MONTREAL - University and CEGEP students in Quebec are not giving up in their efforts to annul a tuition hike.
However student groups are not unanimous in their new approaches.
The Federation etudiante universitaire du Quebec (FEUQ) and the Federation etudiante collegiale du Quebec (FECQ) announced on Monday that they will target Liberal MNAs they perceive as being vulnerable in a door-to-door campaign.
The two organizations have selected 10 politicians, including Transportation Minister Pierre Moreau and Public Security Minister Robert Dutil, and say they will go door-to-door in their ridings in an effort to convince voters not to vote Liberal in the next provincial election.
The FEUQ and FECQ say they will also start a campaign to convince donors not to give any more money to the Liberal party. They will also contact donors and hope to enlist them in a harassment campaign.
"We hope to put pressure to the government," said Martine Desjardins of FEUQ. "When you have several citizens that are calling you, asking questions, when your donor is annoyed by people calling them, we think that is the right way to put pressure on the government."

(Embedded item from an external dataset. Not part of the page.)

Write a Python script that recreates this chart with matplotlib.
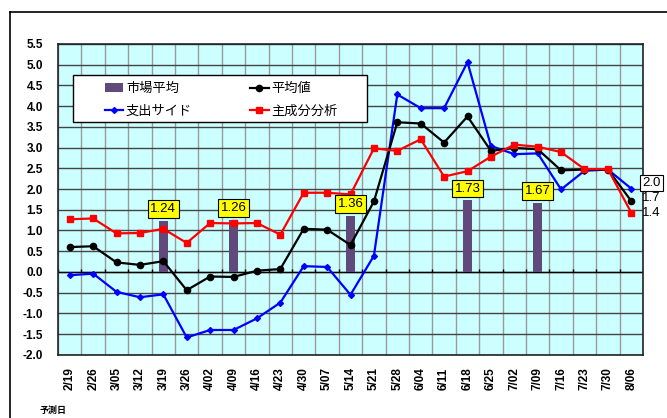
import numpy as np
import matplotlib.pyplot as plt
from matplotlib.lines import Line2D
from matplotlib.patches import Rectangle

plt.rcParams['font.family'] = ['Liberation Sans', 'Noto Sans CJK JP']

# forecast dates
dates = ['2/19', '2/26', '3/05', '3/12', '3/19', '3/26', '4/02', '4/09', '4/16',
         '4/23', '4/30', '5/07', '5/14', '5/21', '5/28', '6/04', '6/11', '6/18',
         '6/25', '7/02', '7/09', '7/16', '7/23', '7/30', '8/06']

# market average (bars) - only on some dates
bar_dates = ['3/19', '4/09', '5/14', '6/18', '7/09']
bar_vals = [1.24, 1.26, 1.36, 1.73, 1.67]

avg_vals = [0.60, 0.62, 0.23, 0.17, 0.26, -0.44, -0.11, -0.12, 0.03, 0.07,
            1.04, 1.02, 0.65, 1.70, 3.61, 3.58, 3.12, 3.75, 2.92, 2.99,
            2.96, 2.45, 2.47, 2.47, 1.71]
spend_vals = [-0.08, -0.04, -0.48, -0.61, -0.54, -1.58, -1.40, -1.40, -1.12, -0.74,
              0.14, 0.12, -0.55, 0.39, 4.28, 3.95, 3.95, 5.06, 3.04, 2.84,
              2.86, 1.99, 2.44, 2.47, 2.01]
pca_vals = [1.27, 1.29, 0.93, 0.94, 1.04, 0.70, 1.18, 1.17, 1.18, 0.90,
            1.91, 1.91, 1.87, 2.98, 2.92, 3.20, 2.30, 2.43, 2.78, 3.07,
            3.02, 2.89, 2.48, 2.48, 1.43]

x = np.arange(len(dates))
bar_x = [dates.index(d) for d in bar_dates]

fig = plt.figure(figsize=(6.67, 4.18), dpi=100)
ax = fig.add_axes([0.087, 0.151, 0.877, 0.744])
ax.set_facecolor('#CCFFFF')

# outer frame lines (top and left)
fig.add_artist(Line2D([10/667, 1.0], [1-12/418, 1-12/418], color='black', lw=1.2))
fig.add_artist(Line2D([10/667, 10/667], [0, 1-12/418], color='black', lw=1.2))

ax.set_xlim(-0.5, len(dates) - 0.5)
ax.set_ylim(-2.0, 5.5)

# grid
yt = np.arange(-2.0, 5.51, 0.5)
ax.set_yticks(yt)
ax.set_yticklabels([f'{v:.1f}' for v in yt])
ax.set_xticks(x)
ax.set_xticklabels(dates, rotation=90)
ax.set_xticks(np.arange(-0.5, len(dates), 1), minor=True)
ax.grid(True, which='minor', axis='x', color='#999999', lw=1.0)
ax.grid(True, which='major', axis='y', color='#444444', lw=1.0)
ax.set_axisbelow(True)
ax.tick_params(axis='both', which='both', length=0)
ax.tick_params(axis='x', pad=9)
ax.tick_params(axis='y', pad=11)
for lab in ax.get_xticklabels() + ax.get_yticklabels():
    lab.set_fontweight('bold')
    lab.set_fontsize(8.5)
for s in ax.spines.values():
    s.set_color('#222222')
    s.set_linewidth(1.2)

# zero axis with small ticks
ax.axhline(0, color='black', lw=1.0, zorder=1)
ax.vlines(np.arange(-0.5, len(dates), 1), 0, 0.08, color='black', lw=1.0, zorder=1)

ax.bar(bar_x, bar_vals, width=0.4, color='#604A7B', zorder=2, label='市場平均')
for bx, bv in zip(bar_x, bar_vals):
    ax.text(bx, bv + 0.28, f'{bv:.2f}', ha='center', va='center', fontsize=9.5,
            bbox=dict(boxstyle='square,pad=0.2', fc='yellow', ec='black', lw=0.8), zorder=6)

ax.plot(x, avg_vals, color='black', lw=1.6, marker='o', ms=4.5, zorder=4, label='平均値')
ax.plot(x, spend_vals, color='blue', lw=1.6, marker='D', ms=3, zorder=3, label='支出サイド')
ax.plot(x, pca_vals, color='red', lw=1.6, marker='s', ms=4.5, zorder=4, label='主成分分析')

# end labels
last = len(dates) - 1
ax.annotate(f'{spend_vals[-1]:.1f}', (last, spend_vals[-1]), xytext=(8, 4), textcoords='offset points',
            fontsize=9.5, va='center', ha='left', annotation_clip=False,
            bbox=dict(boxstyle='square,pad=0.15', fc='white', ec='black', lw=0.8))
ax.annotate(f'{avg_vals[-1]:.1f}', (last, avg_vals[-1]), xytext=(8, 2), textcoords='offset points',
            fontsize=9.5, va='center', ha='left', annotation_clip=False)
ax.annotate(f'{pca_vals[-1]:.1f}', (last, pca_vals[-1]), xytext=(8, 0), textcoords='offset points',
            fontsize=9.5, va='center', ha='left', annotation_clip=False)

# legend frame + legend
ax.add_patch(Rectangle((0.0256, 0.749), 0.5024, 0.151, transform=ax.transAxes,
                       fc='white', ec='black', lw=1.0, zorder=6))
handles, labels = ax.get_legend_handles_labels()
order = [labels.index(l) for l in ['市場平均', '支出サイド', '平均値', '主成分分析']]
leg = ax.legend([handles[i] for i in order], [labels[i] for i in order], ncol=2,
                loc='upper left', bbox_to_anchor=(0.080, 0.874), frameon=False,
                fontsize=9.5, handlelength=1.4, handletextpad=0.2, borderpad=0,
                labelspacing=0.75, columnspacing=4.4, borderaxespad=0)
leg.set_zorder(7)

fig.text(40/667, 1-410/418, '予測日', fontsize=6.5, fontweight='bold', va='center', ha='left')

fig.savefig('out.png', dpi=100)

Desjardins said she hopes that donors will be willing to pull their funding if the government continues with its plan to hike tuition by $1625 by 2017.
In December 2010 the Reseau de Resistance du Quebecois (RRQ) sent letters to Liberal donors demanding they pressure the government into calling an inquiry into the construction industry. That letter campaign prompted the Liberal party to file a complaint with the Surete du Quebec and the Chief Electoral Officer that their donors were being targetted.
Meanwhile the student group Coalition Large de l'Association pour la Solidarite syndicale etudiante (CLASSE), which organized a massive rally in Montreal last Thursday, says it will continue to hold protests and demonstrations with the goal of disrupting the public at large.
First up was a protest outside Montreal City Hall, where Finance Minister Raymond Bachand was announcing funding for a $350 million project to expand the University of Montreal campus.
CLASSE says, however, that its members do not plan on blocking bridges again.
Last week 94 students were fined $494 for blocking the Champlain Bridge.
Later on a second protest began at FEUQ headquarters in Montreal North, then spread into the metro system.
Several windows were shattered aboveground, and police used pepper spray to disperse the crowd and get people out of the Jarry metro stop.